The Lagoon and Trifid Nebulae in Sagittarius. OPT Triad Ultra Filter and Canon 60Da.
The Veil Nebula
The you watched the video “The Veil Nebula with a Telescope” on YouTube, you may have noticed that I used the OPT Triad Ultra filter with my Canon 60Da once more. This time, I captured the Western Veil Nebula and Pickering’s Triangle using the William Optics Zenithstar 73 APO doublet.
The Triad Ultra filter did a great job of separating the vibrant supernova remnants of the Cygnus Loop from a bright city sky (with a nearly full moon). The following image includes 35 x 4-minute exposures at ISO 1600.
The Western Veil Nebula and Pickering’s Triangle. OPT Triad Ultra and Canon EOS 60Da.
Interesting to Note
I did experience some odd color banding with the OPT Triad filter with my ZWO ASI294MC Pro. These artifacts were isolated to the red channel of the color spectrum, where the majority of the narrowband details were collected.
I am not alone in this situation, as described in this Cloudy Nights forum post.
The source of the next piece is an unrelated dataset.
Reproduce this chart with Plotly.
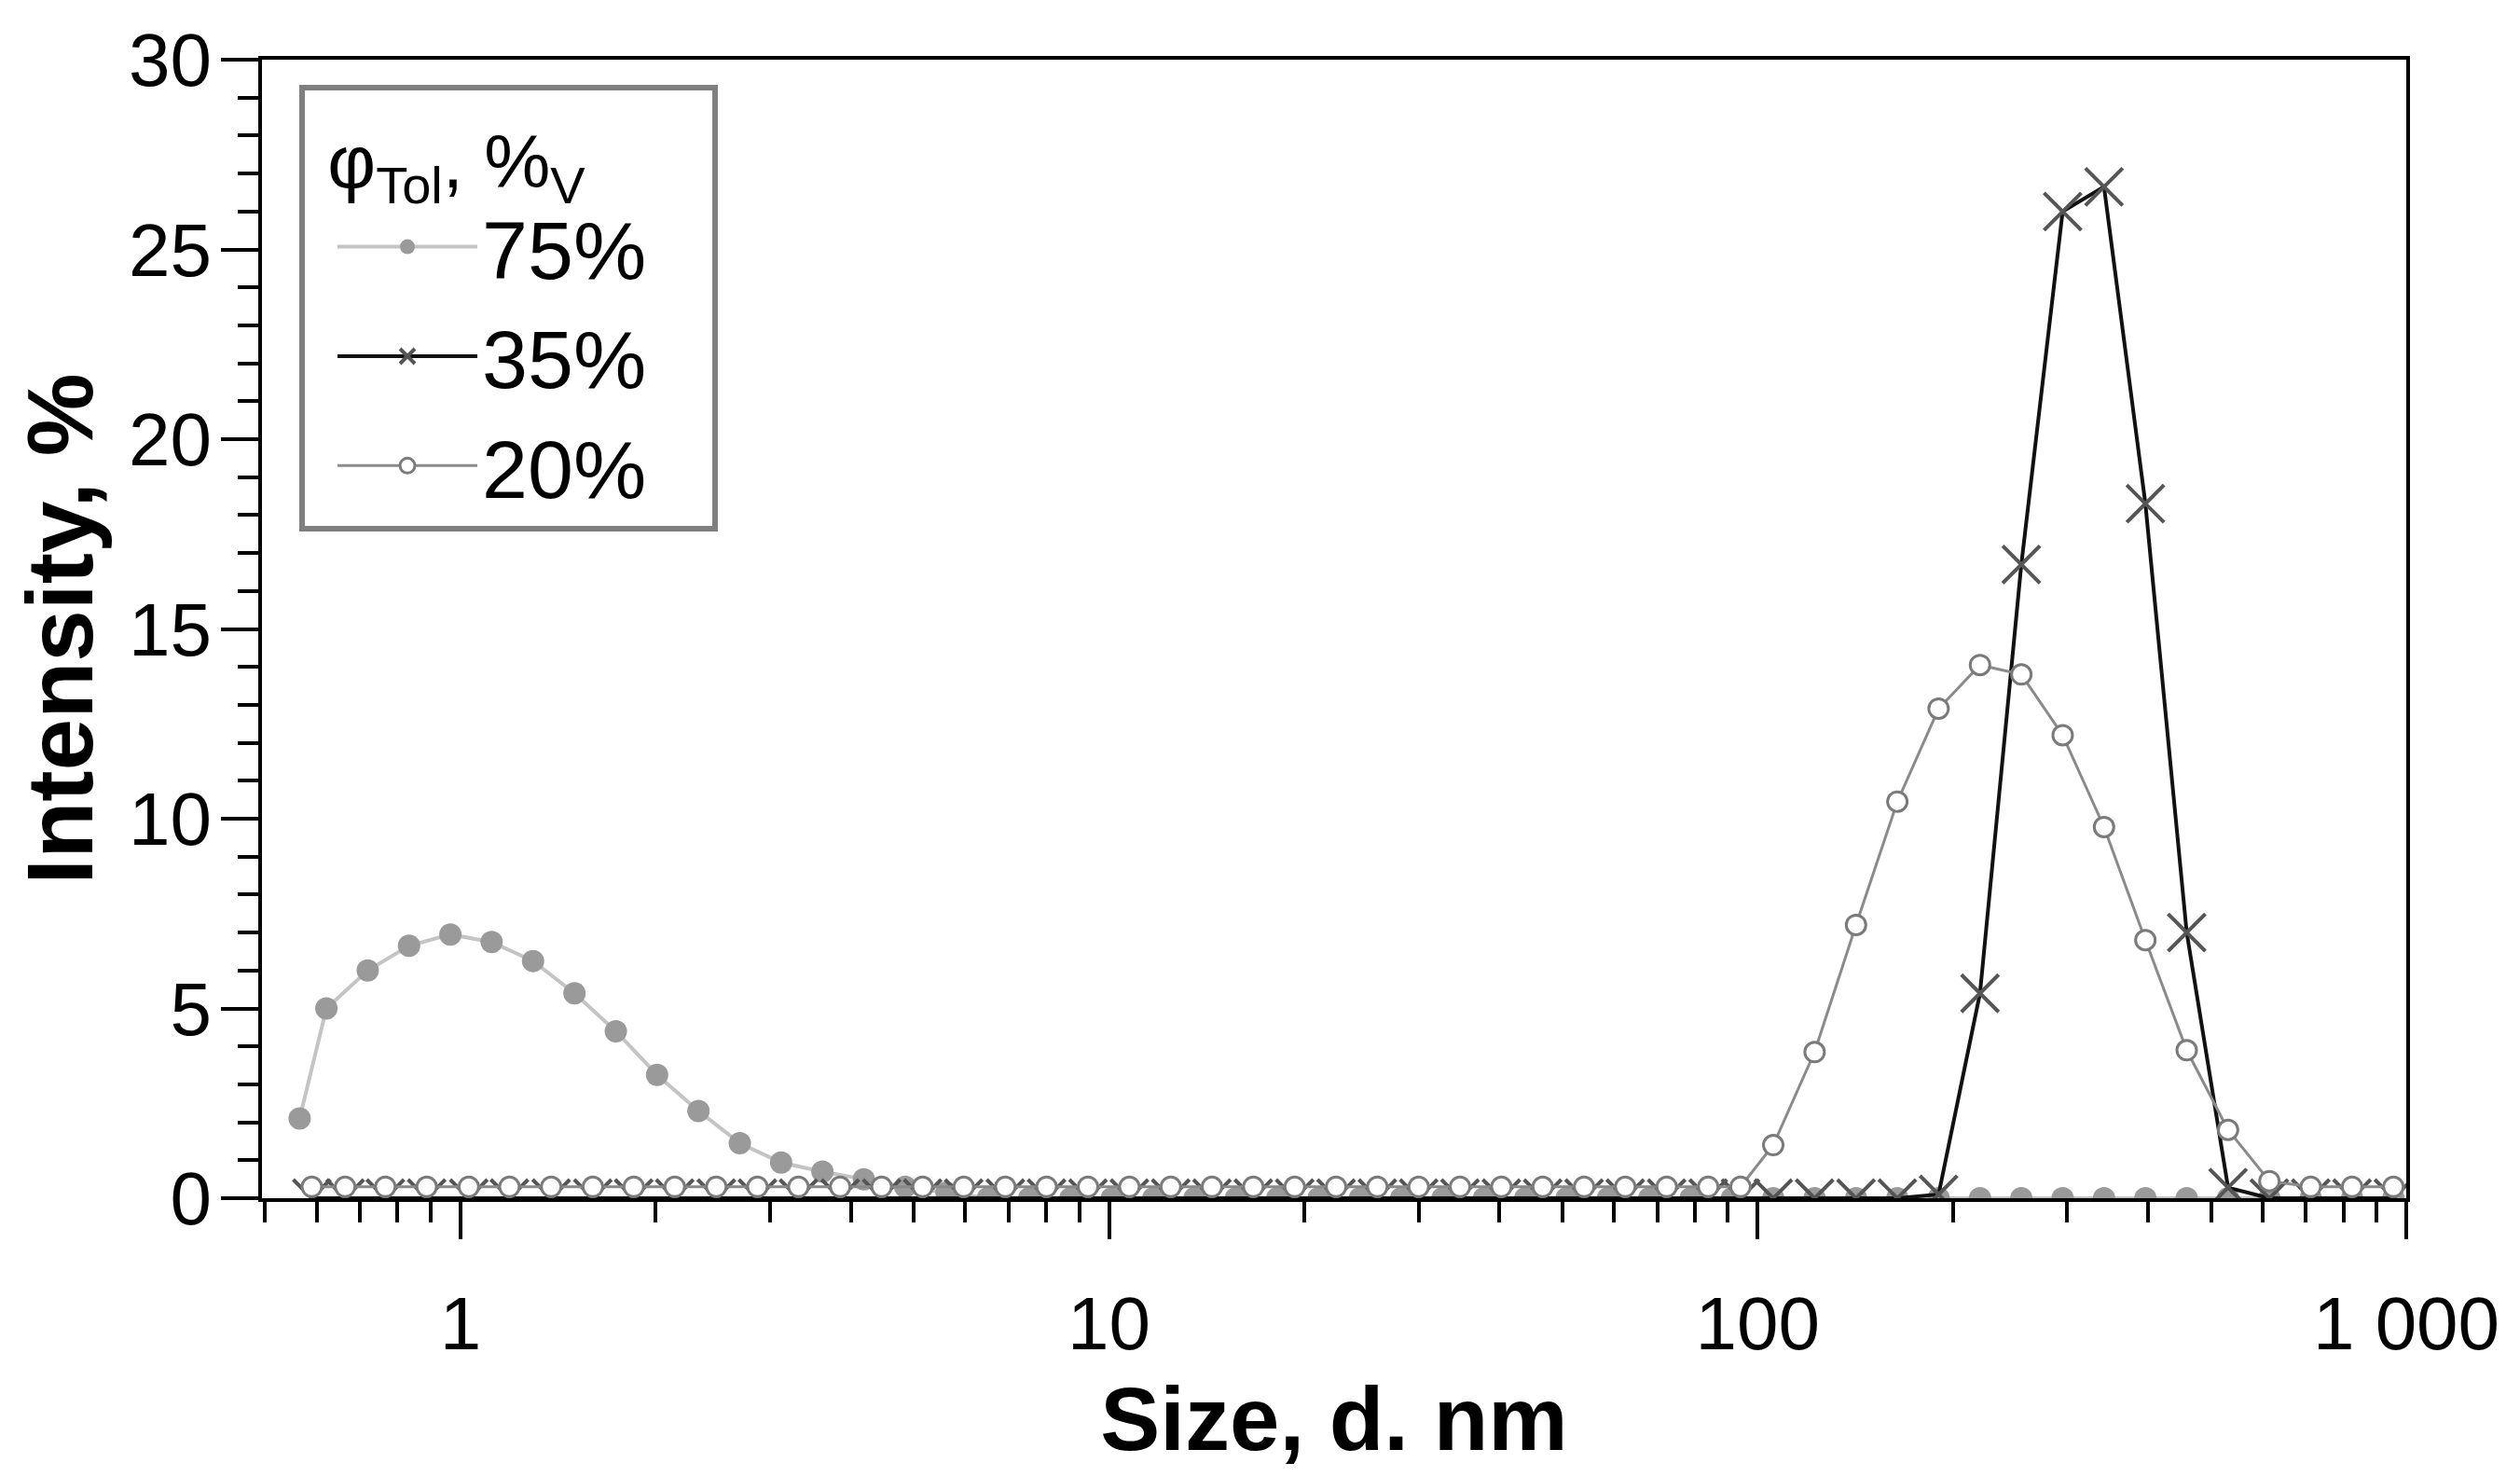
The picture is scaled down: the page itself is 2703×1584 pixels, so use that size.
import plotly.graph_objects as go

# ---- data ----
size_75 = [0.565, 0.6213, 0.7195, 0.8332, 0.9649, 1.117, 1.294, 1.499, 1.736, 2.01,
           2.328, 2.696, 3.122, 3.615, 4.187, 4.849, 5.615, 6.503, 7.531, 8.721,
           10.1, 11.7, 13.54, 15.69, 18.17, 21.04, 24.36, 28.21, 32.67, 37.84,
           43.82, 50.75, 58.77, 68.06, 78.82, 91.28, 105.7, 122.4, 141.8, 164.2,
           190.1, 220.2, 255.0, 295.3, 342.0, 396.1, 458.7, 531.2, 615.1, 712.4,
           825.0, 955.4]
int_75 = [2.1, 5.0, 6.0, 6.65, 6.95, 6.75, 6.25, 5.4, 4.4, 3.25,
          2.3, 1.45, 0.94, 0.7, 0.5, 0.3, 0.15, 0, 0, 0,
          0, 0, 0, 0, 0, 0, 0, 0, 0, 0,
          0, 0, 0, 0, 0, 0, 0, 0, 0, 0,
          0, 0, 0, 0, 0, 0, 0, 0, 0, 0,
          0, 0]

size_low = [0.59, 0.664, 0.766, 0.887, 1.03, 1.19, 1.38, 1.60, 1.85, 2.14,
            2.48, 2.87, 3.32, 3.85, 4.46, 5.16, 5.97, 6.92, 8.01, 9.28,
            10.75, 12.45, 14.41, 16.69, 19.33, 22.39, 25.92, 30.02, 34.76, 40.26,
            46.62, 54.0, 62.5, 72.4, 83.9, 94.1, 105.7, 122.4, 141.8, 164.2,
            190.1, 220.2, 255.0, 295.3, 342.0, 396.1, 458.7, 531.2, 615.1, 712.4,
            825.0, 955.4]
int_35 = [0, 0, 0, 0, 0, 0, 0, 0, 0, 0,
          0, 0, 0, 0, 0, 0, 0, 0, 0, 0,
          0, 0, 0, 0, 0, 0, 0, 0, 0, 0,
          0, 0, 0, 0, 0, 0, 0, 0, 0, 0,
          0.1, 5.4, 16.7, 26.0, 26.65, 18.3, 7.0, 0.28, 0, 0,
          0, 0]
int_20 = [0.3, 0.3, 0.3, 0.3, 0.3, 0.3, 0.3, 0.3, 0.3, 0.3,
          0.3, 0.3, 0.3, 0.3, 0.3, 0.3, 0.3, 0.3, 0.3, 0.3,
          0.3, 0.3, 0.3, 0.3, 0.3, 0.3, 0.3, 0.3, 0.3, 0.3,
          0.3, 0.3, 0.3, 0.3, 0.3, 0.3, 1.4, 3.85, 7.2, 10.45,
          12.9, 14.05, 13.8, 12.2, 9.78, 6.8, 3.9, 1.8, 0.45, 0.3,
          0.3, 0.3]

series_names = ["75%", "35%", "20%"]
legend_title = "φ<sub>Tol</sub>, %<sub>V</sub>"
x_tickvals = [1, 10, 100, 1000]
x_ticktext = ["1", "10", "100", "1 000"]
x_minor = [0.5, 0.6, 0.7, 0.8, 0.9, 2, 3, 4, 5, 6, 7, 8, 9,
           20, 30, 40, 50, 60, 70, 80, 90, 200, 300, 400, 500, 600, 700, 800, 900]
y_tickvals = [0, 5, 10, 15, 20, 25, 30]

FONT = "Liberation Sans, Arial, sans-serif"
NBSP = "\u00a0"

fig = go.Figure()
fig.add_trace(go.Scatter(
    x=size_75, y=int_75, name=series_names[0], mode="lines+markers",
    line=dict(color="#c4c4c4", width=4),
    marker=dict(symbol="circle", size=24, color="#9a9a9a", line=dict(width=0)),
))
fig.add_trace(go.Scatter(
    x=size_low, y=int_35, name=series_names[1], mode="lines+markers",
    line=dict(color="#111111", width=4),
    marker=dict(symbol="x-thin", size=40, color="#555555", line=dict(width=4, color="#555555")),
))
fig.add_trace(go.Scatter(
    x=size_low, y=int_20, name=series_names[2], mode="lines+markers",
    line=dict(color="#8a8a8a", width=3),
    marker=dict(symbol="circle", size=21, color="white", line=dict(width=3, color="#7a7a7a")),
))

axis_common = dict(
    showline=True, linecolor="black", linewidth=4, mirror=True,
    showgrid=False, zeroline=False,
    ticks="outside", ticklen=40, tickwidth=4, tickcolor="black",
    tickfont=dict(family=FONT, size=80, color="black"),
)

fig.update_xaxes(
    type="log", range=[-0.306, 3.0],
    tickvals=x_tickvals, ticktext=x_ticktext,
    minor=dict(tickvals=x_minor, ticks="outside", ticklen=22, tickwidth=4, tickcolor="black"),
    title=dict(text="<b>Size, d. nm</b>", font=dict(family=FONT, size=96, color="black"), standoff=26),
    ticklabelstandoff=22,
    automargin=False,
    **axis_common,
)
fig.update_yaxes(
    range=[0, 30], tickvals=y_tickvals,
    minor=dict(dtick=1, ticks="outside", ticklen=22, tickwidth=4, tickcolor="black"),
    title=dict(text="<b>Intensity, %</b>", font=dict(family=FONT, size=100, color="black"), standoff=26),
    ticklabelstandoff=-6,
    automargin=True,
    **axis_common,
)

fig.update_layout(
    width=2687, height=1568,
    margin=dict(l=273, r=114, t=56, b=291),
    paper_bgcolor="white", plot_bgcolor="white",
    font=dict(family=FONT, color="black"),
    legend=dict(
        x=0.0174, y=0.978, xanchor="left", yanchor="top",
        bgcolor="white", bordercolor="#7f7f7f", borderwidth=6,
        font=dict(family=FONT, size=88, color="black"),
        title=dict(text=NBSP + legend_title + NBSP * 6,
                   font=dict(family=FONT, size=80, color="black"), side="top"),
        itemwidth=150,
        indentation=30,
    ),
    showlegend=True,
)

fig.write_html("out.html")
It appears as though this scenario is only experienced by owners of the ASI294MC Pro, and it is due to the sensor design (Not the OPT Triad Filter).
To get around this, I used a number of gradient removal image processing techniques in Adobe Photoshop to correct the red channel. I will continue to investigate this issue and update this article with my results. This issue did not arise when capturing images using my Canon EOS 60Da DSLR with the Triad Ultra filter.